For iconic Gibson guitarists, the one who would be at the top of my list would be Jimmy Page. Who better to cement one of the most iconic guitars than one of the most iconic guitarists of one the most iconic rock bands.
Page and the Les Paul were certainly a match made in heaven that shaped Led Zeppelin’s sound and reshaped the future of rock ‘n roll forever.
Speaking of defining sounds, with the help of his red Gibson SG, Tony Iommi practically invented heavy metal. Iommi pushed the sound of both rock and Gibson guitars to a whole new level, which I think makes him more than deserving of his place as an icon of the instrument.

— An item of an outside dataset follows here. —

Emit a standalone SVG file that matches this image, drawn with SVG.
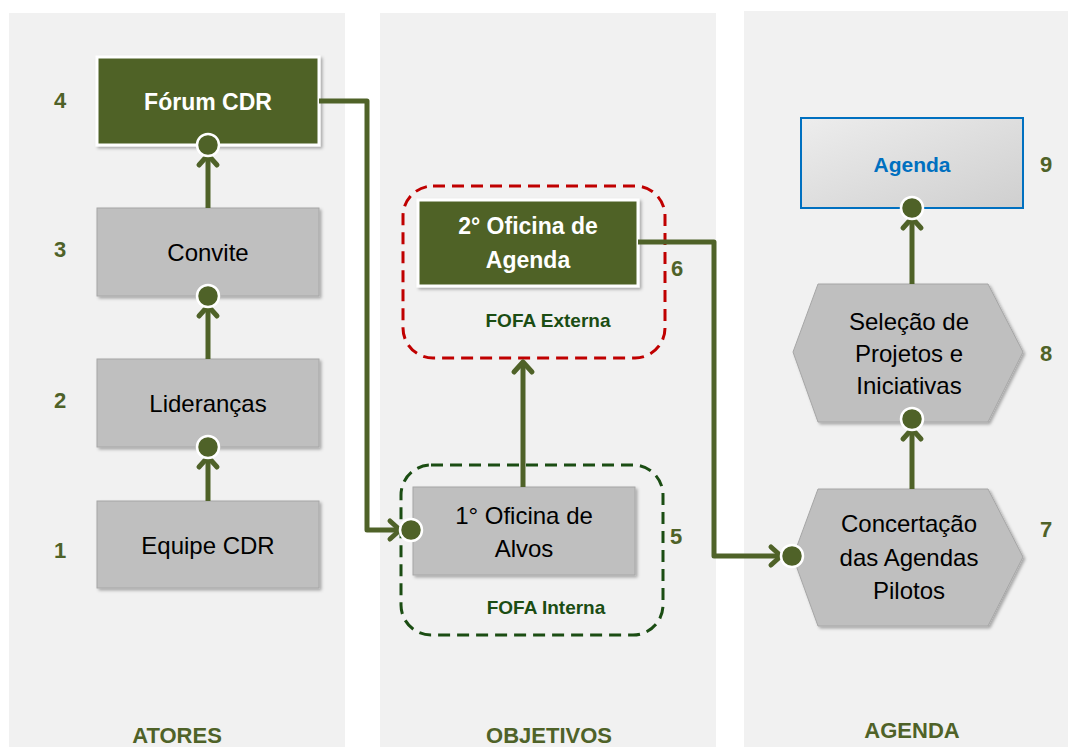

A master guitarist, combining jazz, country, and classical to create the Nashville Sound. Chet Atkins was a country pioneer that would quickly become the poster boy for Gretsch guitars. His Country Gentleman is one of the most recognized Gretsch guitars today.
If Beatlemania changed music history then George Harrison changed Gretsch's history. After performing with his Country Gentleman on The Ed Sullivan Show in 1964, the Gretsch name was on every guitarist’s mind and they all had to have one.
It’s safe to say that if it weren’t for George Harrison, Gretsch would most likely not be anywhere near as popular as they are today.
If you’re looking for some of the best jazz and blues guitars out there, especially at an affordable price, Gretsch guitars are simply unmatched. And despite starting at a slightly higher price, you just can’t get that raw rock ‘n roll sound from anything else but a Les Paul or SG.
Whatever your choice, Gretsch and Gibson make some of the best guitars around and neither is a bad choice.